TVS Motor Co. Ltd is in advanced talks to raise ₹4,000-5,000 crore from private equity firms to fund the expansion plan of the group’s newly formed electric mobility arm, two people with direct knowledge of the matter said.
“TVS wants to consolidate its position as a leader in the EV segment through relevant product offerings and increase its network presence across the country,” one of the two people said, requesting anonymity.
“Around $500-650 million could be raised by TVS Motor, which could be used for organic and brownfield expansion in the EV space. TVS wants to increase the share of revenues from its EV business, capitalizing on the increasing demand for electric vehicles globally. EV is clearly the future of mobility, and TVS aspires to have a leadership position in this space,” said the first person.
TVS Motors is doubling down on electric vehicles as India sharpens its focus on reducing vehicular pollution in cities and cutting dependence on fossil fuels amid surging fuel prices.
Two-wheeler customers are also increasingly switching to electric scooters as they seek to cut down on fuel costs and reduce emissions in India’s highly polluted cities.
Buoyed by the industry’s prospects and the mandate to invest in clean technologies, private equity companies and venture capital funds are investing huge amounts in EV startups in India. Funding to EV tech startups recorded its all-time high in 2021 at $444 million across 25-odd deals.
But it’s not just startups that are benefiting. For instance, PE firm TPG Rise Climate bought a 15% stake in the electric-vehicle business of Tata Motors for ₹7,500 crore in October.
Startups such as Ola Electric ($253 million), Blusmart ($25 million), Simple Energy ( $21 million), Revolt ($20 million) and Detel ($20 million) attracted the maximum investment in the EV space in 2021.
In fact, TVS Motor invested in electric two-wheeler maker Ultraviolette Automotive in December, while Amara Raja Batteries and Petronas Ventures invested in electric battery maker Log9 Materials.
The fundraising trend shows a growing investor appetite for EV and allied businesses such as battery manufacturing and charging solutions.
“TVS is in advanced discussions with PE players. The money is likely to be raised in the September quarter itself. For raising the money, equity from TVS Motor’s wholly-owned subsidiary TVS Electric Mobility Ltd could be placed with the investors. Depending on the valuation of the deal for TVS Electric Mobility, the quantum of the stake will be decided, but it seems a large amount of stake of around 40% (in the subsidiary) could be sold by parent TVS Motor for the required fundraising, a part of which could be used for acquiring startups in the EV space,” said the second person, also requesting anonymity.
“The industry is slated to grow rapidly, and TVS has robust plans for this segment,” said the second person, adding that the government has announced several incentives to encourage EV adoption.

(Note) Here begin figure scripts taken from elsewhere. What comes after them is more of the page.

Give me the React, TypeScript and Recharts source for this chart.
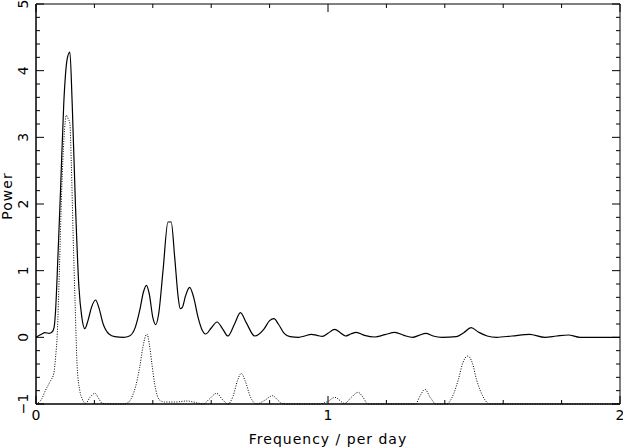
import { LineChart, Line, XAxis, YAxis, Label, ReferenceArea } from "recharts";

// power spectrum (solid)
const specFreq = [
  0.0, 0.02, 0.03, 0.045, 0.055, 0.062, 0.067, 0.075, 0.084, 0.095, 0.107, 0.116, 0.124, 0.135,
  0.147, 0.157, 0.167, 0.178, 0.19, 0.204, 0.215, 0.23, 0.25, 0.27, 0.3, 0.32, 0.34, 0.355,
  0.368, 0.378, 0.388, 0.4, 0.41, 0.42, 0.435, 0.452, 0.463, 0.475, 0.487, 0.494, 0.501, 0.512,
  0.526, 0.54, 0.555, 0.57, 0.581, 0.6, 0.62, 0.64, 0.657, 0.68, 0.7, 0.72, 0.749, 0.78,
  0.8, 0.815, 0.83, 0.85, 0.87, 0.9, 0.92, 0.943, 0.962, 0.981, 1.0, 1.023, 1.042, 1.06,
  1.078, 1.097, 1.125, 1.16, 1.195, 1.229, 1.26, 1.29, 1.312, 1.335, 1.36, 1.39, 1.44, 1.465,
  1.49, 1.515, 1.545, 1.577, 1.63, 1.69, 1.743, 1.783, 1.823, 1.863, 2.0,
];
const specPower = [
  0.0, 0.05, 0.07, 0.06, 0.08, 0.15, 0.4, 1.2, 2.2, 3.5, 4.18, 4.28, 3.5, 2.0,
  0.75, 0.3, 0.13, 0.25, 0.45, 0.56, 0.45, 0.2, 0.05, 0.01, 0.0, 0.02, 0.15, 0.4,
  0.68, 0.78, 0.65, 0.3, 0.19, 0.35, 1.0, 1.73, 1.73, 1.2, 0.6, 0.43, 0.45, 0.62,
  0.75, 0.6, 0.3, 0.1, 0.05, 0.14, 0.23, 0.12, 0.02, 0.2, 0.37, 0.22, 0.02, 0.12,
  0.25, 0.28, 0.2, 0.06, 0.01, 0.0, 0.02, 0.045, 0.03, 0.015, 0.06, 0.12, 0.07, 0.02,
  0.05, 0.075, 0.03, 0.005, 0.04, 0.075, 0.03, 0.0, 0.03, 0.06, 0.02, 0.0, 0.01, 0.07,
  0.145, 0.08, 0.02, 0.0, 0.02, 0.045, 0.0, 0.02, 0.035, 0.0, 0.0,
];

// spectral window (dotted, offset by -1)
const winFreq = [
  0.0, 0.02, 0.033, 0.05, 0.061, 0.067, 0.073, 0.08, 0.088, 0.096, 0.104, 0.11, 0.116, 0.121,
  0.127, 0.134, 0.141, 0.15, 0.158, 0.17, 0.185, 0.202, 0.215, 0.227, 0.26, 0.3, 0.318, 0.33,
  0.341, 0.355, 0.366, 0.375, 0.38, 0.388, 0.397, 0.406, 0.415, 0.423, 0.44, 0.48, 0.515, 0.55,
  0.572, 0.595, 0.618, 0.64, 0.657, 0.675, 0.69, 0.703, 0.716, 0.735, 0.755, 0.785, 0.81, 0.83,
  0.846, 0.97, 1.0, 1.023, 1.057, 1.08, 1.103, 1.12, 1.137, 1.3, 1.315, 1.332, 1.35, 1.37,
  1.406, 1.43, 1.446, 1.462, 1.478, 1.494, 1.509, 1.53, 1.554, 2.0,
];
const winPower = [
  -1.0, -0.92, -0.79, -0.65, -0.54, -0.3, 0.06, 1.0, 2.2, 3.0, 3.33, 3.28, 3.21, 2.6,
  1.56, 0.5, -0.44, -0.8, -0.92, -0.99, -0.9, -0.84, -0.92, -0.99, -1.0, -1.0, -0.97, -0.88,
  -0.74, -0.45, -0.15, 0.02, 0.05, -0.1, -0.4, -0.69, -0.87, -0.94, -0.97, -0.97, -0.955, -0.98,
  -1.0, -0.92, -0.84, -0.94, -1.0, -0.88, -0.65, -0.54, -0.65, -0.9, -1.0, -0.94, -0.876, -0.95,
  -1.0, -1.0, -0.96, -0.9, -0.99, -0.9, -0.825, -0.9, -1.0, -1.0, -0.88, -0.78, -0.9, -1.0,
  -1.0, -0.85, -0.64, -0.38, -0.28, -0.38, -0.64, -0.88, -1.0, -1.0,
];

const xTicks = [0, 0.2, 0.4, 0.6, 0.8, 1, 1.2, 1.4, 1.6, 1.8, 2];
const yTicks = [
  -1, -0.8, -0.6, -0.4, -0.2, 0, 0.2, 0.4, 0.6, 0.8, 1, 1.2, 1.4, 1.6, 1.8, 2,
  2.2, 2.4, 2.6, 2.8, 3, 3.2, 3.4, 3.6, 3.8, 4, 4.2, 4.4, 4.6, 4.8, 5,
];

const spectrum = specFreq.map((f, i) => ({ f, p: specPower[i] }));
const windowFn = winFreq.map((f, i) => ({ f, p: winPower[i] }));

const FONT = "DejaVu Sans";
const W = 623;
const H = 448;
// plot box edges (match the chart margins + axis sizes below)
const LEFT = 36;
const RIGHT = 620;
const TOP = 4;
const BOTTOM = 404;

const MAJOR = 8;
const MINOR = 4;
const isMajor = (v: number) => Math.abs(v - Math.round(v)) < 1e-6;
const tickLen = (v: number) => (isMajor(v) ? MAJOR : MINOR);

// x ticks: inward marks at bottom and top, label below
function XTick({ x, payload }: any) {
  const v = payload.value;
  const len = tickLen(v);
  return (
    <g>
      <line x1={x} y1={BOTTOM} x2={x} y2={BOTTOM - len} stroke="#000" />
      <line x1={x} y1={TOP} x2={x} y2={TOP + len} stroke="#000" />
      {isMajor(v) && (
        <text x={x} y={BOTTOM + 16} textAnchor="middle" fontSize={14} fontFamily={FONT} fill="#000">
          {v}
        </text>
      )}
    </g>
  );
}

// y ticks: inward marks at left and right, rotated label on the left
function YTick({ y, payload }: any) {
  const v = payload.value;
  const len = tickLen(v);
  const lx = LEFT - 8;
  return (
    <g>
      <line x1={LEFT} y1={y} x2={LEFT + len} y2={y} stroke="#000" />
      <line x1={RIGHT} y1={y} x2={RIGHT - len} y2={y} stroke="#000" />
      {isMajor(v) && (
        <text
          x={lx}
          y={y}
          transform={`rotate(-90 ${lx} ${y})`}
          textAnchor="middle"
          fontSize={14}
          fontFamily={FONT}
          fill="#000"
        >
          {v < 0 ? "\u2212" + Math.abs(v) : v}
        </text>
      )}
    </g>
  );
}

export default function App() {
  return (
    <div style={{ position: "absolute", left: 0, top: 0, background: "#fff" }}>
      <LineChart
        width={W}
        height={H}
        margin={{ top: TOP, right: W - RIGHT, bottom: 0, left: 0 }}
      >
        <XAxis
          dataKey="f"
          type="number"
          domain={[0, 2]}
          ticks={xTicks}
          interval={0}
          height={H - BOTTOM}
          tickLine={false}
          tick={<XTick />}
          axisLine={{ stroke: "#000" }}
        >
          <Label
            content={() => (
              <text
                x={(LEFT + RIGHT) / 2}
                y={BOTTOM + 40}
                textAnchor="middle"
                fontSize={14}
                letterSpacing={1}
                fontFamily={FONT}
                fill="#000"
              >
                Frequency / per day
              </text>
            )}
          />
        </XAxis>
        <YAxis
          type="number"
          domain={[-1, 5]}
          ticks={yTicks}
          interval={0}
          width={LEFT}
          tickLine={false}
          tick={<YTick />}
          axisLine={{ stroke: "#000" }}
        >
          <Label
            content={() => {
              const cx = 12;
              const cy = 196;
              return (
                <text
                  x={cx}
                  y={cy}
                  transform={`rotate(-90 ${cx} ${cy})`}
                  textAnchor="middle"
                  fontSize={14}
                  letterSpacing={1}
                  fontFamily={FONT}
                  fill="#000"
                >
                  Power
                </text>
              );
            }}
          />
        </YAxis>
        <ReferenceArea x1={0} x2={2} y1={-1} y2={5} fill="none" stroke="#000" strokeWidth={1} />
        <Line
          data={windowFn}
          dataKey="p"
          type="monotone"
          stroke="#000"
          strokeWidth={1}
          strokeDasharray="1 1.5"
          dot={false}
          activeDot={false}
          isAnimationActive={false}
        />
        <Line
          data={spectrum}
          dataKey="p"
          type="monotone"
          stroke="#000"
          strokeWidth={1.2}
          dot={false}
          activeDot={false}
          isAnimationActive={false}
        />
      </LineChart>
    </div>
  );
}
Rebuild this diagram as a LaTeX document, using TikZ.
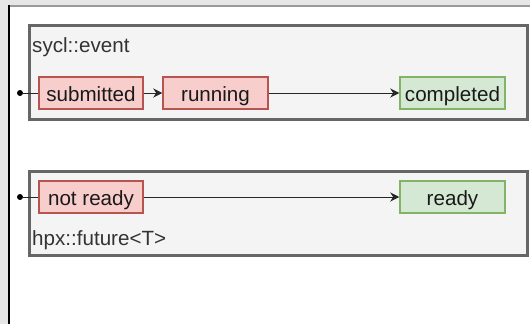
\documentclass[tikz,border=0pt]{standalone}
\usepackage{fontspec}
\setmainfont{Liberation Sans}
\usetikzlibrary{arrows.meta}
\definecolor{bgout}{HTML}{E6E6E6}
\definecolor{redfill}{HTML}{F8CECC}
\definecolor{redline}{HTML}{B85450}
\definecolor{greenfill}{HTML}{D5E8D4}
\definecolor{greenline}{HTML}{82B366}
\definecolor{boxfill}{HTML}{F4F4F4}
\definecolor{boxline}{HTML}{666666}
\definecolor{txtgray}{HTML}{333333}
\tikzset{
  container/.style={draw=boxline, fill=boxfill, line width=3pt, inner sep=0pt},
  statebase/.style={line width=1.5pt, minimum height=32pt, inner sep=0pt, text height=18pt, text depth=2pt, font=\fontsize{20.6}{24}\selectfont, text=black!90},
  statered/.style={statebase, draw=redline, fill=redfill},
  stategreen/.style={statebase, draw=greenline, fill=greenfill},
  boxlabel/.style={anchor=base west, inner sep=0pt, font=\fontsize{20.6}{24}\selectfont, text=txtgray},
  conn/.style={draw=black!85, line width=1pt, -{Stealth[length=9pt,width=9pt,inset=3pt]}},
  startdot/.style={circle, fill=black, inner sep=0pt, minimum size=6pt},
}
\begin{document}
\begin{tikzpicture}[x=1pt,y=-1pt]
\useasboundingbox (0,0) rectangle (530,324);
\fill[bgout] (0,0) rectangle (530,324);
\fill[white] (8,5) rectangle (530,324);
\draw[gray!80, line width=2pt] (8,6) -- (530,6);
\draw[black, line width=1.2pt] (9,5) -- (9,324);

\node[container, minimum width=498pt, minimum height=94pt] (c1) at (278,72) {};
\node[container, minimum width=498pt, minimum height=84pt] (c2) at (278,213) {};
\node[boxlabel] (l1) at (32,52) {sycl::event};
\node[boxlabel] (l2) at (32,245) {hpx::future<T>};

\node[statered, minimum width=104pt] (sub) at (91,93) {submitted};
\node[statered, minimum width=105pt] (run) at (215.5,93) {running};
\node[stategreen, minimum width=105pt] (comp) at (452.5,93) {completed};
\node[statered, minimum width=104pt] (nr) at (91,197) {not ready};
\node[stategreen, minimum width=105pt] (rd) at (452.5,197) {ready};

\node[startdot] (d1) at (20,93) {};
\node[startdot] (d2) at (20,197) {};

\draw[draw=black!85, line width=1pt] (d1) -- (sub);
\draw[draw=black!85, line width=1pt] (d2) -- (nr);
\draw[conn] (sub) -- (run);
\draw[conn] (run) -- (comp);
\draw[conn] (nr) -- (rd);
\end{tikzpicture}
\end{document}
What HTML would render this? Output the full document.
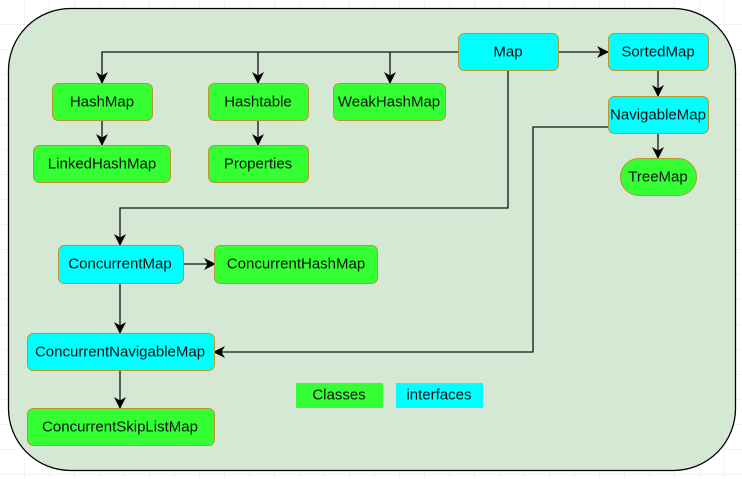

An email sent to a TVS spokesperson did not elicit any response.
TVS’ latest capital raising plan is also aimed at expanding its partnership with BMW Motorrad for the joint development of new platforms and future technologies, including EVs.
TVS had a 19% market share in the high-speed electric scooter segment in fiscal year 2022.
TVS could use the proceeds of the proposed fundraising to create new electric vehicle facilities and battery manufacturing facilities, which is somewhat similar to the structure adopted by the Tata group, which created a new renewables company as a step-down subsidiary of Tata Power to provide in-house lithium battery supplies and associated services for electric vehicles while keeping costs under stricter control.
TVS sold more than 10,000 electric vehicles during FY22, according to the company’s investor presentation. It has tied up with Tata Power and Jio-BP to set up EV charging infrastructure.
“TVS, in the coming months, will focus on offering different products under its iQube brand (an EV scooter) to consumers so that they have access to the latest technology and connected commuting experience at an affordable price,” said the second person.
Electric two-wheelers account for 4.5% of all two-wheeler registrations. However, many consumers are actively considering EVs as their means to commute.
“The industry has seen a robust growth of around 5.6 times. The growing sensitivity to climate impact and the improved total cost to operation proposition considering rising fuel prices saw accelerated consumer interest in the (EV) category…production-linked incentive (PLI), state subsidy and other EV-related infrastructure initiatives of the government reinforced consumer faith in the segment,” the TVS annual report said.